Aaah, Photoshop… Qui n’a jamais succombé à un enthousiasme débridé en ouvrant pour la première fois son menu de filtres ? Solarisations, flous gaussiens, mosaïques en cascades, etc. On s’emporte, on s’emballe, et cinq minutes plus tard, le portrait de tata Gertrude n’est plus qu’un maelström de couleurs éclaboussant l’écran. Certes, c’est affreux, mais ne soyons pas trop dur avec cet attentat artistique : le plus puissant des outils de retouche photo n’est jamais qu’un jouet entre les mains du néophyte. Et un jouet, ça se tripote, jusqu’au moment où on le casse. Alors, est-ce la gestuelle enfantine du stylet, la bizarrerie du micro ou la nostalgie du double écran Game&Watch qui aura poussé Tose à prendre la DS comme on ouvre un coffre à joujoux ? Gageons que la faute est partagée. Avec Super Princess Peach, ce développeur discret se montre en tout cas très attentif aux fonctionnalités du hardware en utilisant le stylet (et même le micro !) pour dépoussiérer un jeu de plates-formes classique. Malheureusement, tous les gadgets du monde ne sauraient le sauver de fondations branlantes.
Que resterait-il de Peach, une fois débarrassé de ses gimmicks, de ses clins d‘oeil en pagaille et de ses petites manies si attachantes ? Pas grand-chose, finalement. Le titre de Tose n’a rien d’autre à offrir qu’une bonne humeur évidente. Pourtant, il essaie : chacun de ses recoins fourmille de détails à l’attention du joueur curieux. Souffler dans le micro de la DS pour lancer des bulles avec son sous-marin, user la pointe de son stylet lors de petits interludes sans conséquences, dépenser des fortunes à la boutique de Toad… On pourrait en dresser l’inventaire, mais ça ne servirait pas à grand-chose. Trop lâche, trop dispersé, Peach vient à bout des meilleures intentions. Chaque niveau se parcourt d’un pas pressé, chaque écran nous confronte à une désagréable impression de déjà-vu. L’idée forte du jeu, qui permet d’affubler une émotion-minute à la princesse par le biais de l’écran tactile, n’a finalement qu’une valeur cosmétique. La joie nous donne des ailes, la tristesse nous fait fuir à toutes jambes, le calme apaise nos blessures.
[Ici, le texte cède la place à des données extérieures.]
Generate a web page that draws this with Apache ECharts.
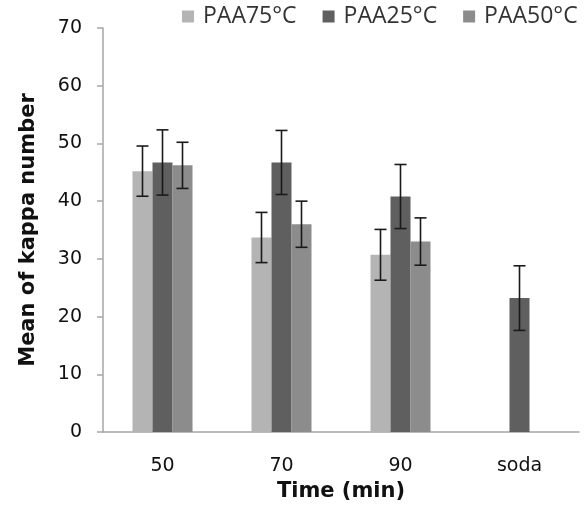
<!DOCTYPE html>
<html>
<head>
<meta charset="utf-8">
<script src="https://cdn.jsdelivr.net/npm/echarts@6/dist/echarts.min.js"></script>
<style>
  html, body { margin: 0; padding: 0; background: #fff; }
  #main { width: 587px; height: 512px; }
</style>
</head>
<body>
<div id="main"></div>
<script>
// categories and series (mean kappa number, +/- error)
var categories = ['50', '70', '90', 'soda'];
var seriesNames = ['PAA75°C', 'PAA25°C', 'PAA50°C'];
var paa75 = [45.2, 33.7, 30.7, null];
var paa25 = [46.7, 46.7, 40.8, 23.2];
var paa50 = [46.2, 36.0, 33.0, null];
var err75 = [4.35, 4.35, 4.4, null];
var err25 = [5.65, 5.55, 5.55, 5.6];
var err50 = [4.0, 4.0, 4.1, null];
var yTicks = [0, 10, 20, 30, 40, 50, 60, 70];

var colors = ['#b4b4b4', '#5f5f5f', '#8c8c8c'];
var means = [paa75, paa25, paa50];
var errs = [err75, err25, err50];
var BAR_W = 20;

function errData(m, e) {
  var out = [];
  m.forEach(function (v, i) {
    if (v == null) return;
    out.push([i, v - e[i], v + e[i]]);
  });
  return out;
}

function errSeries(idx) {
  return {
    type: 'custom',
    name: seriesNames[idx] + ' err',
    z: 10,
    silent: true,
    data: errData(means[idx], errs[idx]),
    renderItem: function (params, api) {
      var off = (idx - 1) * BAR_W;
      var lo = api.coord([api.value(0), api.value(1)]);
      var hi = api.coord([api.value(0), api.value(2)]);
      var x = lo[0] + off;
      var cap = 6;
      var st = { stroke: '#1a1a1a', lineWidth: 1.6 };
      return {
        type: 'group',
        children: [
          { type: 'line', shape: { x1: x, y1: lo[1], x2: x, y2: hi[1] }, style: st },
          { type: 'line', shape: { x1: x - cap, y1: lo[1], x2: x + cap, y2: lo[1] }, style: st },
          { type: 'line', shape: { x1: x - cap, y1: hi[1], x2: x + cap, y2: hi[1] }, style: st }
        ]
      };
    }
  };
}

var series = [];
seriesNames.forEach(function (name, i) {
  series.push({
    name: name,
    type: 'bar',
    barWidth: BAR_W,
    barGap: '0%',
    itemStyle: { color: colors[i] },
    data: means[i].map(function (v) { return v == null ? '-' : v; })
  });
});
seriesNames.forEach(function (name, i) {
  series.push(errSeries(i));
});

var chart = echarts.init(document.getElementById('main'), null, { renderer: 'canvas' });
chart.setOption({
  animation: false,
  color: colors,
  textStyle: { fontFamily: 'DejaVu Sans' },
  legend: {
    data: seriesNames,
    top: 5,
    left: 182,
    width: 405,
    padding: 0,
    itemWidth: 12,
    itemHeight: 12,
    itemGap: 26,
    icon: 'rect',
    textStyle: { fontFamily: 'Open Sans', fontSize: 23, color: '#333', padding: [0, 0, 0, 4] }
  },
  grid: { left: 103, right: 8, top: 28, bottom: 80 },
  xAxis: {
    type: 'category',
    data: categories,
    name: 'Time (min)',
    nameLocation: 'middle',
    nameGap: 48,
    nameTextStyle: { fontFamily: 'DejaVu Sans', fontWeight: 'bold', fontSize: 21, color: '#111' },
    axisLine: { lineStyle: { color: '#a6a6a6', width: 1.5 } },
    axisTick: { show: false },
    axisLabel: { margin: 25, fontSize: 19, color: '#111', fontFamily: 'DejaVu Sans' },
    splitLine: { show: false }
  },
  yAxis: {
    type: 'value',
    min: yTicks[0],
    max: yTicks[yTicks.length - 1],
    interval: 10,
    name: 'Mean of kappa number',
    nameLocation: 'middle',
    nameGap: 64,
    nameTextStyle: { fontFamily: 'DejaVu Sans', fontWeight: 'bold', fontSize: 21, color: '#111' },
    axisLine: { show: true, lineStyle: { color: '#a6a6a6', width: 1.5 } },
    axisTick: { show: true, length: 6, lineStyle: { color: '#a6a6a6', width: 1.5 } },
    axisLabel: { margin: 21, fontSize: 19, color: '#111', fontFamily: 'DejaVu Sans' },
    splitLine: { show: false }
  },
  series: series
});
</script>
</body>
</html>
Autant de pouvoirs qui serviront la plupart du temps à résoudre des énigmes ineptes (pleurer pour détruire une barrière de sable, s’enflammer pour brûler un pont) et dont la solution s’offre sur un plateau. Pire, leur emploi force le joueur à une gymnastique fatigante (lâcher la console, prendre le stylet, reprendre la console) là où une simple pression de bouton aurait suffi. Malgré tous ses efforts et un univers très attachant, la robe de la princesse est bien mal ajustée et on cherchera en vain un peu de substance dans ses niveaux en papier crépon.
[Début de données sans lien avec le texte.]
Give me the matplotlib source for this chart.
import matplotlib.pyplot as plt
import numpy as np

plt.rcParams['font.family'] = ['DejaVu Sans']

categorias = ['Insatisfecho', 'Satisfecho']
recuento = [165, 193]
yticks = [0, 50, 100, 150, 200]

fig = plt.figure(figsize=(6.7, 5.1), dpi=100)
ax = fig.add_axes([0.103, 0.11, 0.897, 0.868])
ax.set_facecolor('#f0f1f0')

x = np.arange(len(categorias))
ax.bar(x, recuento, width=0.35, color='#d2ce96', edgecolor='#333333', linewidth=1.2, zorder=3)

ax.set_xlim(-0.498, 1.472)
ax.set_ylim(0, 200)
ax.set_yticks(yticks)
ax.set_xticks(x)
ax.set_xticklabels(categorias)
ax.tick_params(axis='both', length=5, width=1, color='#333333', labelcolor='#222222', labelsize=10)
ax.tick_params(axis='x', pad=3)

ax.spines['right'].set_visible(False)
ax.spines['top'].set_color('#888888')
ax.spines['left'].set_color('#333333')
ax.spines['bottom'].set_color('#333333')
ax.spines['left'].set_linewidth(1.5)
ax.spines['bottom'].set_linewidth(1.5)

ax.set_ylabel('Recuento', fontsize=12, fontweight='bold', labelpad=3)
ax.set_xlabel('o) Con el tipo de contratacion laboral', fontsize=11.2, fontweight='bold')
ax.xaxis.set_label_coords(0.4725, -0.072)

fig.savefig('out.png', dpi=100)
En cela, elle incarne le parfait négatif de New Super Mario Bros., petite horlogerie où tout est à sa place. Chiche en innovations, NSMB est avant tout l’expression d’un savoir-faire. S’y plonger, c’est retrouver un Nintendo concis, décisif, courbé sur son ouvrage comme un artisan zélé. En proie à une minutie maladive, les développeurs d’EAD ont pris le temps d’envisager chaque trajectoire du joueur pour bâtir leurs niveaux en conséquence. NSMB est donc un titre dont le level-design joue toujours avec un coup d’avance. Il n’est pas rare de se retrouver pris à contre-pied lorsque, au détour d’un saut qu’on pensait tout à fait sûr, un obstacle vient nous cueillir à l’arrivée. Certes, ce Mario n’a rien d’autre à offrir que la beauté du geste et tout ce qu’on y découvre, des Warp Zones aux vies supplémentaires, tiendrait presque du décoratif. Mais la voie qui mène à ces friandises est toujours irréprochable. Citons simplement les pièces rouges, dont la disposition au millimètre nécessite de suivre une trajectoire parfaite, mais toujours envisageable du premier coup. EAD avance, en pleine confiance, tournant le dos aux sirènes de la nouveauté ou aux impératifs du hardware. L’interface tactile, le micro, ce n’est jamais qu’une forme d’interaction. Ca ne remplace pas le travail, ça ne se substitue pas à la compétence. Dans le pire des cas, ça offre un refuge inespéré au développeur en panne d’inspiration, qui voudrait faire passer le premier gribouillage pour un pas de géant. A l’exception d’une gestion d’inventaire discrète, la quête principale de NSMB fait bien peu de cas de la palette DS. On ne s’en plaindra pas. Si l’histoire, chez Nintendo, a souvent su s’effacer devant le jeu, NSMB démontre, et de fort belle façon, que le jeu ne s’efface pas encore devant le geste.